Not only do we seem to be recovering modestly, but the economic collapse after the bubble, although pretty horrifying, was a lot smaller than expected. The gigantic building industry imploded but, beyond that, there was surprisingly little contraction in other sectors.
This is all very puzzling. Conventional economic wisdom suggests it takes you about a decade to recover from a big credit bubble like ours. If you are lucky. And if you are like Japan you can still be floundering 25 years on. But here we are, hardly three years on from being cut from the wreckage of the Celtic tiger and requiring huge transfusions of European money, in something less than rude good health admittedly, but unquestionably back from the dead.
The source of Ireland’s seemingly miraculous resurrection lies in two magical syllables. No, not “En-da” but “Dra-ghi”.
Faced with the very real prospect that the euro would collapse under the weight of insolvent banks and governments in the European periphery, ECB president Mario Draghi undertook to do “whatever it takes” to save the euro. In practice, this has involved a policy of low interest rates, and unlimited credit lines for governments and banks.
Since Ireland popped down the green pipe into the world of Super Mario we have found ourselves effortlessly jumping over our crushing national debt, insolvent banks, a massively indebted private sector, and all the other obstacles to recovery.
It is not because anyone believes the Government when it says that our national debt of 125 per cent of GDP is sustainable and that Ireland can now borrow at low rates, but because the market knows that Draghi has underwritten the value of our debt.
In normal circumstances, no sane person would keep their money in banks haemorrhaging capital as fast as Ireland’s through mounting bad loans.

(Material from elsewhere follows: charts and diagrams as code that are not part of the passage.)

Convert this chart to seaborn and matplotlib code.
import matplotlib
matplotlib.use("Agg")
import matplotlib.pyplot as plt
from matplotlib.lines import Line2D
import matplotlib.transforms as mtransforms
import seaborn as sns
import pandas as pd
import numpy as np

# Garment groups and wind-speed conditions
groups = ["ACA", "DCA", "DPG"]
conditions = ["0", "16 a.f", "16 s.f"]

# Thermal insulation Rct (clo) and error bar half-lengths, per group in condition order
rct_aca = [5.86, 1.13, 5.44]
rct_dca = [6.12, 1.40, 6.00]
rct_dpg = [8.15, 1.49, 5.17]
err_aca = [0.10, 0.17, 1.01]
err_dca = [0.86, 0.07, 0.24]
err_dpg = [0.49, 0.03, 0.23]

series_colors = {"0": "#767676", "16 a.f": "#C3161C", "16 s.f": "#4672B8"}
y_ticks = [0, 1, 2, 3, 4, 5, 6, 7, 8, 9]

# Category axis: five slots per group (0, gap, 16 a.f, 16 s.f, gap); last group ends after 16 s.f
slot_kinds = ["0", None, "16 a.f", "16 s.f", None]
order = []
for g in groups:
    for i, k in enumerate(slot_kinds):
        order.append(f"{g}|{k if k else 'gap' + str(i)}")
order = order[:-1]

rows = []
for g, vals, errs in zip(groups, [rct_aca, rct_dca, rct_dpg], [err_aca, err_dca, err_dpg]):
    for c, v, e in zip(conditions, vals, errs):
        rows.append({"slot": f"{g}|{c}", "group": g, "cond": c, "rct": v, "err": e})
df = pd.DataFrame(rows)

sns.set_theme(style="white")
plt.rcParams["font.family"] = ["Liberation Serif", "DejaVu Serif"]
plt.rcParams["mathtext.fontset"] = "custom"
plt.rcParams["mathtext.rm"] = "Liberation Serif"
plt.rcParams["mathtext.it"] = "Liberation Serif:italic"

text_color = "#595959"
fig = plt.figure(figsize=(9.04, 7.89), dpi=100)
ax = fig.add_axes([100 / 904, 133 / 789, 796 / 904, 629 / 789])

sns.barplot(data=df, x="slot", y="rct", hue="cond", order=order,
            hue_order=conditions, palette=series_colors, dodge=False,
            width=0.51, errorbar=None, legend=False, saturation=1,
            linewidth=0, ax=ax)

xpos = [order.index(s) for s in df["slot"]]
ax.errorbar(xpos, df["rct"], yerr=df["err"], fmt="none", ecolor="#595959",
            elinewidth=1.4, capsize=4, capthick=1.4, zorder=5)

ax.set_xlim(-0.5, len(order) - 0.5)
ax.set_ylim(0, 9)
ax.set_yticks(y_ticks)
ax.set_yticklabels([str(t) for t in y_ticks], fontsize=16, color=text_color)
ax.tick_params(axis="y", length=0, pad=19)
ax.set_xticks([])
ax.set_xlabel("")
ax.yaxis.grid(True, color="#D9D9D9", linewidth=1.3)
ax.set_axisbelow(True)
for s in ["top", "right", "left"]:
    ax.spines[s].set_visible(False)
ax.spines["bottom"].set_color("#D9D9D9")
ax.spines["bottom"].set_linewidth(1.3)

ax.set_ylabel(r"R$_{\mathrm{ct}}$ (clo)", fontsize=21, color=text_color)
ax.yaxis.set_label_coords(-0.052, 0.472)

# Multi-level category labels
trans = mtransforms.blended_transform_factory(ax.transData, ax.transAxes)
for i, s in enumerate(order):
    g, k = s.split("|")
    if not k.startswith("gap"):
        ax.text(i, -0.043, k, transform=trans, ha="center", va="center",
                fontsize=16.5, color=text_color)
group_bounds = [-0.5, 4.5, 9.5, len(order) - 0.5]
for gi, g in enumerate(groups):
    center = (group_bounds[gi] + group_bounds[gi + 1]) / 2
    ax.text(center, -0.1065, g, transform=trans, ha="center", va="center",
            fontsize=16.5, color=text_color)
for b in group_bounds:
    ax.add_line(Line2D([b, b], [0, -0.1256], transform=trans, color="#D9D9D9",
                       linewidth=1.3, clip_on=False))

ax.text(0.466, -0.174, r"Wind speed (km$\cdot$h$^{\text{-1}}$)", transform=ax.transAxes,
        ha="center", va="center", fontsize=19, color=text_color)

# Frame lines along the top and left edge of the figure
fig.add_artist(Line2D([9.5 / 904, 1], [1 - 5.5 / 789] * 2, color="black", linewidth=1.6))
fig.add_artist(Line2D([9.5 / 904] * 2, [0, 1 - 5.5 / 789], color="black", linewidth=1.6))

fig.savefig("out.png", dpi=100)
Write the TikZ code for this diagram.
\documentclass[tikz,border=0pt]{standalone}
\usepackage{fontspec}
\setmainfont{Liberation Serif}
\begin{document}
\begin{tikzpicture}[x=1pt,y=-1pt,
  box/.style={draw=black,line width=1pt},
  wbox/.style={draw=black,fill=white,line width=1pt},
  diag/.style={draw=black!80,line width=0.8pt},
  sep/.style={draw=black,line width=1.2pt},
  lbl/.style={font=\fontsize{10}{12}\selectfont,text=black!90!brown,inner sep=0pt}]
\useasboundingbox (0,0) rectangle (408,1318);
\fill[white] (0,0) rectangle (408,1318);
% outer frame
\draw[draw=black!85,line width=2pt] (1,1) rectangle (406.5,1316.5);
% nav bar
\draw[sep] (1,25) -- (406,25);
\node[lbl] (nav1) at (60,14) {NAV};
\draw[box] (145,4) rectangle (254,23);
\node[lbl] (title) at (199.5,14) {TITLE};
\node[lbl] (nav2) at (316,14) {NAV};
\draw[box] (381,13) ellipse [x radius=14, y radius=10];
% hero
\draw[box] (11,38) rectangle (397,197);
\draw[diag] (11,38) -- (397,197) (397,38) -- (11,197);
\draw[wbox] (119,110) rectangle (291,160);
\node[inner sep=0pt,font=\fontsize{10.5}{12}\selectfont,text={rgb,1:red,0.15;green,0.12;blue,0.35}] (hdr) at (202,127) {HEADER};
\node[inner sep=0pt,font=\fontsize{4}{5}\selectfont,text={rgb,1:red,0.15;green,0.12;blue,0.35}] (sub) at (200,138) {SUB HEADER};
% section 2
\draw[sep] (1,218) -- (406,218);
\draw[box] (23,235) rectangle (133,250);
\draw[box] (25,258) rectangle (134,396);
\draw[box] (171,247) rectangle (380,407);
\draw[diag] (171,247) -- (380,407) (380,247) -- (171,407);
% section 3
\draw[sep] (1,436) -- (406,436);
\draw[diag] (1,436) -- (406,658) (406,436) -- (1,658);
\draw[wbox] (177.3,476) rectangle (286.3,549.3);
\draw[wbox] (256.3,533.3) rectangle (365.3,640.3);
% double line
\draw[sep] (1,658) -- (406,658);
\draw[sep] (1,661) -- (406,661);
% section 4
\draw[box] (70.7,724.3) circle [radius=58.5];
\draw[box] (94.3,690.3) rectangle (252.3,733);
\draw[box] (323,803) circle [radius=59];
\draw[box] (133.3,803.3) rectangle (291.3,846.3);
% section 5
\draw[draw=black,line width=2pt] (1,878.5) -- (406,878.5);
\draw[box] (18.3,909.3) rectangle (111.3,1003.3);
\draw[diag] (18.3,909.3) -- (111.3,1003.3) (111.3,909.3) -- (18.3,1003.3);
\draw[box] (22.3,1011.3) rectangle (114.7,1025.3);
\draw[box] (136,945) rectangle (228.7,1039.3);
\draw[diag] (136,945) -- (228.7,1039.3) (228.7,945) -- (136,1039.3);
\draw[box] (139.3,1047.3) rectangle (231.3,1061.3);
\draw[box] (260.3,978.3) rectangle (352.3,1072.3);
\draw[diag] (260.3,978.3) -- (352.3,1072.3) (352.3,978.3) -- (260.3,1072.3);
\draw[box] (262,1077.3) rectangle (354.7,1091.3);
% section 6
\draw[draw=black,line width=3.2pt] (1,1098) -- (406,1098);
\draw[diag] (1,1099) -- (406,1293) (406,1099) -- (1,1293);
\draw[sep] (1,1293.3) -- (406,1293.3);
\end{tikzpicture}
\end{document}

But in a world where banks can effectively borrow unlimited amounts at near zero interest rates from the ECB, notions like capital adequacy become anachronistic.
It is not only the Irish Government and banks that have Draghi to thank for hauling their chestnuts out of the fire, but the private sector as well. For households and firms struggling under the huge loans they took on back when we all thought we were rich, low interest rates and banks that can hardly be bothered to chase down bad loans have made the post-bubble hangover a lot less agonising than might have been feared.
Nowhere is Draghi’s wizardry plainer than in our exit from the bailout. The sale in December of €500 million of government bonds at rates slightly above German ones was trumpeted here as national resurrection and in Berlin as vindication of the view that European peripherals can only recover when they start to admit the error of their spendthrift ways. However, behind the narratives of redemption and a triumphant return to the markets, with international financiers vying to lend to a newly creditworthy Ireland, the dismal reality is that these bonds were bought entirely by the State-controlled (or effectively controlled) banks AIB and Bank of Ireland with money slipped into their pockets by the ECB.